**DIRECTION:** Begin with the first line below and retype each line exactly through the line containing "0.11, 0.06, 0.07, 0.06, 0.08, 0.07, 0.07, 0.08, 0.09]". Any pictures are to be left out.

**RECORDED DATA:**
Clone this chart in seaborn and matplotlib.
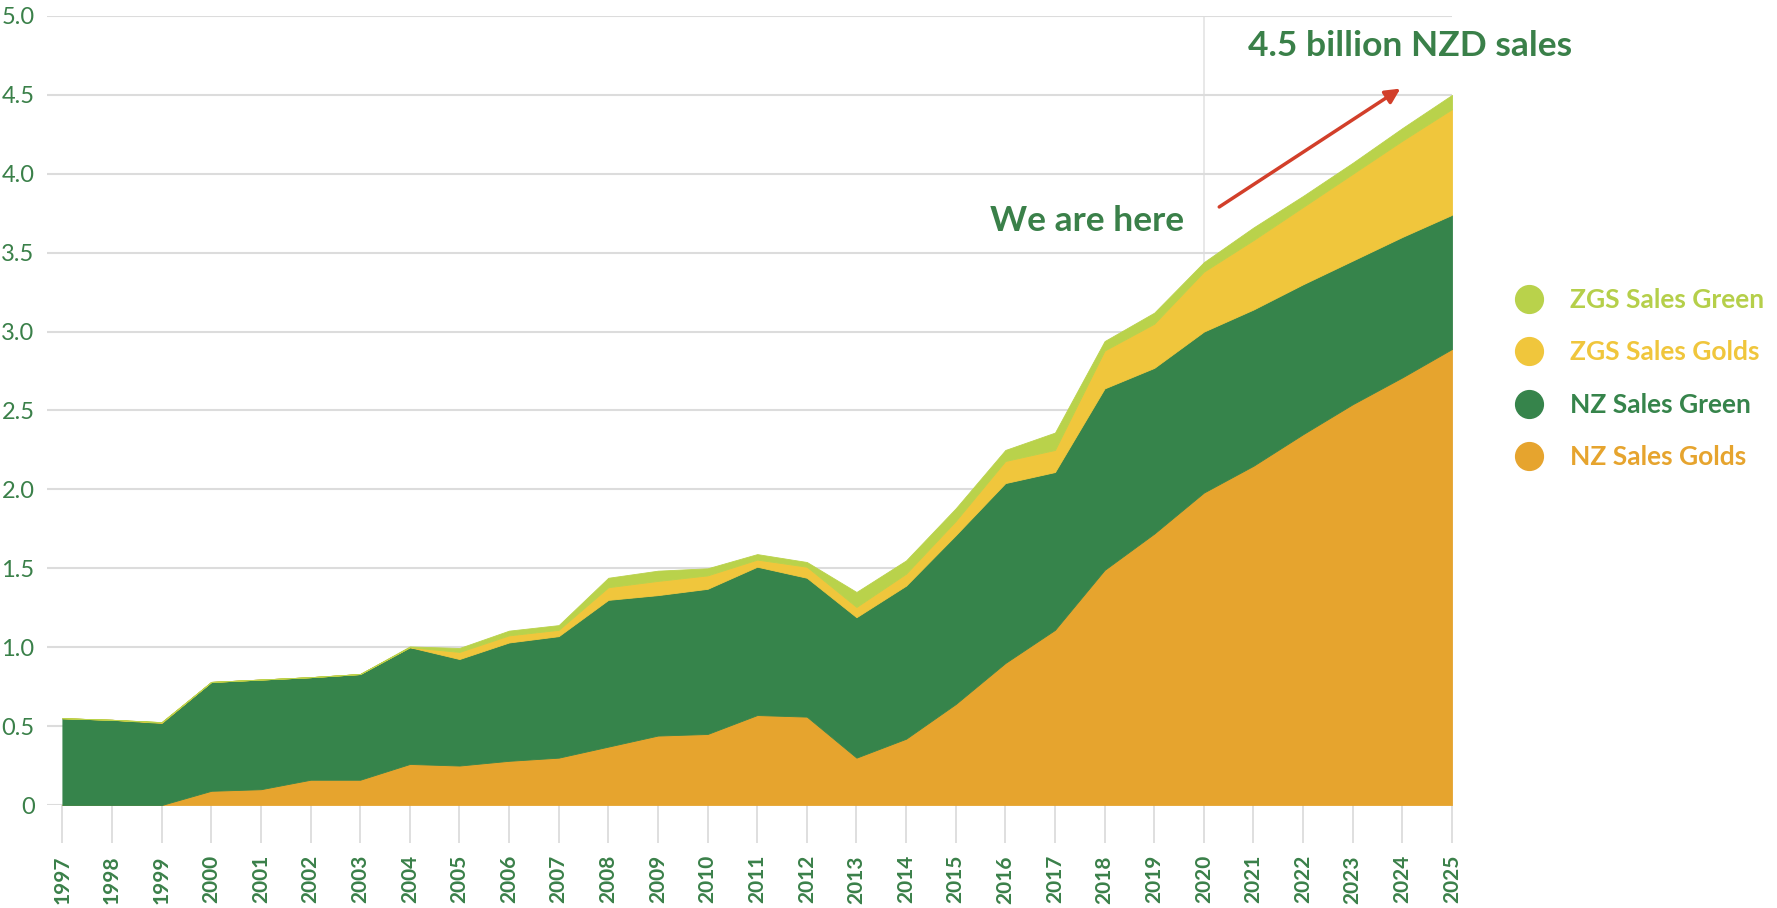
import numpy as np
import matplotlib
matplotlib.use("Agg")
import matplotlib.pyplot as plt
from matplotlib.lines import Line2D
import seaborn as sns

years = list(range(1997, 2026))

# sales in billion NZD, one layer per series (stacked bottom to top)
nz_golds = [0.00, 0.00, 0.00, 0.09, 0.10, 0.16, 0.16, 0.26, 0.25, 0.28,
            0.30, 0.37, 0.44, 0.45, 0.57, 0.56, 0.30, 0.42, 0.64, 0.90,
            1.11, 1.49, 1.72, 1.98, 2.15, 2.35, 2.54, 2.71, 2.89]
nz_green = [0.55, 0.54, 0.52, 0.69, 0.695, 0.65, 0.67, 0.74, 0.675, 0.75,
            0.77, 0.93, 0.89, 0.92, 0.94, 0.88, 0.89, 0.97, 1.07, 1.14,
            1.00, 1.15, 1.05, 1.02, 0.99, 0.95, 0.91, 0.89, 0.85]
zgs_golds = [0.00, 0.00, 0.005, 0.00, 0.00, 0.00, 0.00, 0.00, 0.045, 0.045,
             0.04, 0.08, 0.09, 0.085, 0.045, 0.07, 0.065, 0.076, 0.09, 0.14,
             0.14, 0.24, 0.28, 0.38, 0.44, 0.49, 0.55, 0.61, 0.67]
zgs_green = [0.00, 0.00, 0.00, 0.00, 0.00, 0.00, 0.00, 0.005, 0.025, 0.03,
             0.03, 0.06, 0.065, 0.045, 0.035, 0.03, 0.095, 0.084, 0.08, 0.07,
             0.11, 0.06, 0.07, 0.06, 0.08, 0.07, 0.07, 0.08, 0.09]

series = ["NZ Sales Golds", "NZ Sales Green", "ZGS Sales Golds", "ZGS Sales Green"]
colors = ["#e6a42e", "#36844b", "#f0c63c", "#b9d24b"]
text_colors = ["#e6a42e", "#36844b", "#f0c63c", "#b5cf4a"]
label_green = "#3a8049"

yticks = [0, 0.5, 1.0, 1.5, 2.0, 2.5, 3.0, 3.5, 4.0, 4.5, 5.0]
ytick_labels = ["0", "0.5", "1.0", "1.5", "2.0", "2.5", "3.0", "3.5", "4.0", "4.5", "5.0"]

sns.set_theme(style="white")
plt.rcParams["font.family"] = ["Lato", "DejaVu Sans"]

fig = plt.figure(figsize=(17.77, 9.08), dpi=100)
ax = fig.add_axes([47 / 1777, 1 - 805 / 908, (1452 - 47) / 1777, (805 - 16) / 908])

ax.stackplot(years, nz_golds, nz_green, zgs_golds, zgs_green,
             colors=colors, linewidth=0.6, edgecolor="face", zorder=2)

ax.set_xlim(1996.69, 2025)
ax.set_ylim(0, 5)
ax.set_yticks(yticks)
ax.set_yticklabels(ytick_labels)
ax.set_xticks(years)
ax.set_xticklabels([str(y) for y in years], rotation=90)

ax.yaxis.grid(True, color="#dcdcdc", linewidth=1.5, zorder=0)
ax.axvline(2020, color="#e4e4e4", linewidth=1.2, zorder=0)
sns.despine(ax=ax, left=True, bottom=True, right=True, top=True)

ax.tick_params(axis="y", length=0, pad=9, labelsize=17, labelcolor=label_green)
ax.tick_params(axis="x", length=27, width=1.2, color="#d9d9d9", pad=9,
               labelsize=15, labelcolor=label_green, bottom=True, direction="out")
for lab in ax.get_xticklabels():
    lab.set_fontweight("bold")

ax.text(2020.88, 4.81, "4.5 billion NZD sales", ha="left", va="center",
        fontsize=25.5, fontweight="bold", color=label_green)
ax.text(2019.61, 3.70, "We are here", ha="right", va="center",
        fontsize=25.5, fontweight="bold", color=label_green)
ax.annotate("", xy=(2023.96, 4.54), xytext=(2020.31, 3.79),
            arrowprops=dict(arrowstyle="-|>", color="#d23f2a", lw=2.5,
                            mutation_scale=22, shrinkA=0, shrinkB=0))

handles = [Line2D([0], [0], marker="o", linestyle="", markersize=20,
                  markerfacecolor=c, markeredgecolor=c) for c in colors[::-1]]
leg = fig.legend(handles, series[::-1], loc="upper left",
                 bbox_to_anchor=(1479 / 1777, 1 - 264 / 908),
                 frameon=False, fontsize=19, labelspacing=1.08,
                 handletextpad=0.55, labelcolor=text_colors[::-1])
for t in leg.get_texts():
    t.set_fontweight("bold")

fig.savefig("out.png", dpi=100, facecolor="white")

**ANSWER TO THIS PROBLEM:**
Clone this chart in seaborn and matplotlib.
import numpy as np
import matplotlib
matplotlib.use("Agg")
import matplotlib.pyplot as plt
from matplotlib.lines import Line2D
import seaborn as sns

years = list(range(1997, 2026))

# sales in billion NZD, one layer per series (stacked bottom to top)
nz_golds = [0.00, 0.00, 0.00, 0.09, 0.10, 0.16, 0.16, 0.26, 0.25, 0.28,
            0.30, 0.37, 0.44, 0.45, 0.57, 0.56, 0.30, 0.42, 0.64, 0.90,
            1.11, 1.49, 1.72, 1.98, 2.15, 2.35, 2.54, 2.71, 2.89]
nz_green = [0.55, 0.54, 0.52, 0.69, 0.695, 0.65, 0.67, 0.74, 0.675, 0.75,
            0.77, 0.93, 0.89, 0.92, 0.94, 0.88, 0.89, 0.97, 1.07, 1.14,
            1.00, 1.15, 1.05, 1.02, 0.99, 0.95, 0.91, 0.89, 0.85]
zgs_golds = [0.00, 0.00, 0.005, 0.00, 0.00, 0.00, 0.00, 0.00, 0.045, 0.045,
             0.04, 0.08, 0.09, 0.085, 0.045, 0.07, 0.065, 0.076, 0.09, 0.14,
             0.14, 0.24, 0.28, 0.38, 0.44, 0.49, 0.55, 0.61, 0.67]
zgs_green = [0.00, 0.00, 0.00, 0.00, 0.00, 0.00, 0.00, 0.005, 0.025, 0.03,
             0.03, 0.06, 0.065, 0.045, 0.035, 0.03, 0.095, 0.084, 0.08, 0.07,
             0.11, 0.06, 0.07, 0.06, 0.08, 0.07, 0.07, 0.08, 0.09]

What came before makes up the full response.